You should not be asking 'chancing' questions on this forum.
It would be best for you to do some more research into what the actual Harvard and Stanford criteria are. They are not as simple as meeting min. requirements with academics and ECs. CV has some videos about this. There are 96 categories of criteria for Harvard's admission scorecard.
If you are Asian, not an ALDC, and not a hooked applicant, you will see from using the CV profile/chancing engine that your prospects don't look that promising right now.
It's enough to have you actually considered for a spot, but none of that will grant you automatic admission into either Stanford or Harvard considering everyone applying there will have similar stats. Your personal essays and teacher recommendations will be what sets you apart and show there's more to you than achievements on a page, but even then having those might not guarantee automatic admission to such prestigious colleges.
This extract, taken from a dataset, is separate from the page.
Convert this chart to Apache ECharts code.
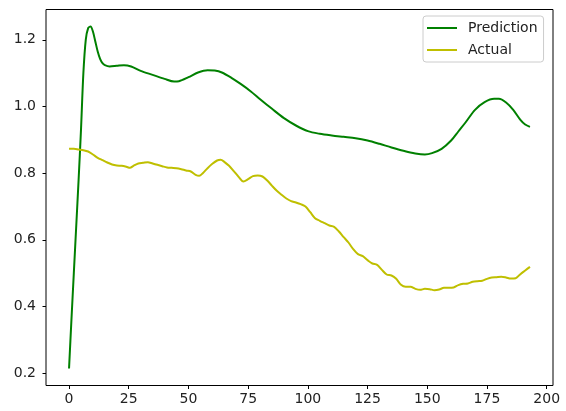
<!DOCTYPE html>
<html>
<head>
<meta charset="utf-8">
<script src="https://cdn.jsdelivr.net/npm/echarts@6/dist/echarts.min.js"></script>
<style>
  html, body { margin: 0; padding: 0; background: #fff; }
  #chart { width: 566px; height: 411px; }
</style>
</head>
<body>
<div id="chart"></div>
<script>
// Prediction curve (x = step, y = value)
const predX = [0, 1, 2, 3, 4, 5, 6, 7, 8, 9, 10, 11, 12, 13, 14, 15, 17, 20, 23, 26, 30, 35, 40, 44, 46, 50, 54, 58, 61, 64, 68, 72, 76, 80, 85, 90, 95, 100, 105, 110, 115, 120, 125, 130, 135, 140, 145, 149, 152, 156, 160, 163, 166, 170, 174, 178, 180, 183, 186, 189, 191, 193];
const predY = [0.214, 0.36, 0.50, 0.64, 0.78, 0.93, 1.10, 1.20, 1.235, 1.240, 1.225, 1.195, 1.165, 1.143, 1.130, 1.124, 1.120, 1.122, 1.124, 1.120, 1.107, 1.095, 1.083, 1.075, 1.076, 1.088, 1.102, 1.109, 1.108, 1.102, 1.086, 1.067, 1.046, 1.022, 0.993, 0.965, 0.943, 0.926, 0.918, 0.913, 0.909, 0.905, 0.898, 0.888, 0.877, 0.867, 0.859, 0.856, 0.860, 0.873, 0.898, 0.925, 0.952, 0.990, 1.013, 1.023, 1.023, 1.012, 0.990, 0.960, 0.946, 0.939];

// Actual curve
const actX = [0, 2, 4, 6, 8, 10, 12, 14, 16, 18, 20, 22, 24, 25.5, 27, 29, 31, 33, 35, 37, 39, 41, 43, 45, 47, 49, 51, 53, 54.5, 56, 58, 60, 62, 63.5, 65, 67, 69, 71, 73, 75, 77, 79, 81, 83, 85, 87, 89, 91, 93, 95, 97, 99, 101, 103, 105, 107, 109, 111, 113, 115, 117, 119, 121, 123, 125, 127, 129, 131, 133, 135, 137, 139, 141, 143, 145, 147, 149, 151, 153, 155, 157, 159, 161, 163, 165, 167, 169, 171, 173, 175, 177, 179, 181, 183, 185, 187, 189, 191, 193];
const actY = [0.873, 0.873, 0.871, 0.869, 0.865, 0.856, 0.846, 0.839, 0.832, 0.826, 0.823, 0.822, 0.819, 0.816, 0.822, 0.829, 0.831, 0.833, 0.829, 0.825, 0.821, 0.817, 0.816, 0.815, 0.812, 0.808, 0.805, 0.795, 0.792, 0.800, 0.815, 0.828, 0.838, 0.840, 0.834, 0.822, 0.806, 0.789, 0.775, 0.782, 0.791, 0.793, 0.790, 0.778, 0.762, 0.747, 0.735, 0.724, 0.716, 0.712, 0.707, 0.700, 0.683, 0.665, 0.657, 0.650, 0.643, 0.639, 0.625, 0.608, 0.592, 0.572, 0.557, 0.551, 0.539, 0.529, 0.525, 0.510, 0.496, 0.493, 0.483, 0.465, 0.459, 0.459, 0.453, 0.450, 0.453, 0.452, 0.449, 0.451, 0.456, 0.456, 0.457, 0.464, 0.468, 0.469, 0.474, 0.476, 0.477, 0.483, 0.487, 0.488, 0.489, 0.487, 0.484, 0.485, 0.497, 0.508, 0.519];

// Tick positions
const xTicks = [0, 25, 50, 75, 100, 125, 150, 175, 200];
const yTicks = [0.2, 0.4, 0.6, 0.8, 1.0, 1.2];

const pairs = (xs, ys) => xs.map((x, i) => [x, ys[i]]);

const font = 'DejaVu Sans';
const textColor = '#222222';
const chart = echarts.init(document.getElementById('chart'), null, { renderer: 'canvas' });

chart.setOption({
  animation: false,
  backgroundColor: '#ffffff',
  grid: {
    left: 46, top: 9.5, width: 507, height: 376,
    show: true, borderColor: '#000000', borderWidth: 1, backgroundColor: 'transparent'
  },
  legend: {
    orient: 'vertical',
    left: 423, top: 16,
    padding: [4, 6, 4, 4],
    itemGap: 6,
    itemWidth: 30, itemHeight: 2,
    icon: 'rect',
    backgroundColor: '#ffffff',
    borderColor: '#cccccc', borderWidth: 1, borderRadius: 3,
    textStyle: { fontFamily: font, fontSize: 14, color: textColor, lineHeight: 16, padding: [0, 0, 0, 6] },
    data: ['Prediction', 'Actual']
  },
  xAxis: {
    type: 'value',
    min: -9.65, max: 202.65,
    axisLine: { show: false, onZero: false },
    splitLine: { show: false },
    axisTick: { show: true, length: 3.5, lineStyle: { color: '#000000' }, customValues: xTicks },
    axisLabel: {
      customValues: xTicks, margin: 7,
      fontFamily: font, fontSize: 14, color: textColor,
      formatter: v => String(v)
    }
  },
  yAxis: {
    type: 'value',
    min: 0.163, max: 1.291,
    axisLine: { show: false, onZero: false },
    splitLine: { show: false },
    axisTick: { show: true, length: 3.5, lineStyle: { color: '#000000' }, customValues: yTicks },
    axisLabel: {
      customValues: yTicks, margin: 10,
      fontFamily: font, fontSize: 14, color: textColor,
      formatter: v => v.toFixed(1)
    }
  },
  series: [
    {
      name: 'Prediction', type: 'line',
      data: pairs(predX, predY),
      showSymbol: false, smooth: 0.3,
      itemStyle: { color: '#008000' },
      lineStyle: { color: '#008000', width: 2 }
    },
    {
      name: 'Actual', type: 'line',
      data: pairs(actX, actY),
      showSymbol: false, smooth: 0.3,
      itemStyle: { color: '#bfbf00' },
      lineStyle: { color: '#bfbf00', width: 2 }
    }
  ]
});
</script>
</body>
</html>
If you want to go to an ivy, I recommend applying for all of them. What you have accomplished is impressive and I have no doubt in my mind you will make it into at least one ivy. It might be Standford/Harvard or it might be neither. Even so, you will be just fine dude. Any other school in the country would love to have you.
Hey there @nrvignesh08!
You certainly have very impressive ECs! And 14 AP classes/tests is a ton. I can't tell you whether or not you'll get into Harvard or Stanford, since even top students can get rejected. But I think you have a pretty good shot. Your SAT is a little bit below average for those schools, and you didn't provide an ACT score, which tend to be a pretty big part of applications. If you want to see your chances, I recommend using the Chancing Simulator under the 'Schools' tab so you can compare your course load, GPA, ECs, and test scores to admitted students at your choice schools. I'm no expert, but I think that if you provide great recommendation letters and outstanding essays, you should have a pretty high chance to getting into one of your dream schools. Make sure to apply to safeties and targets, though!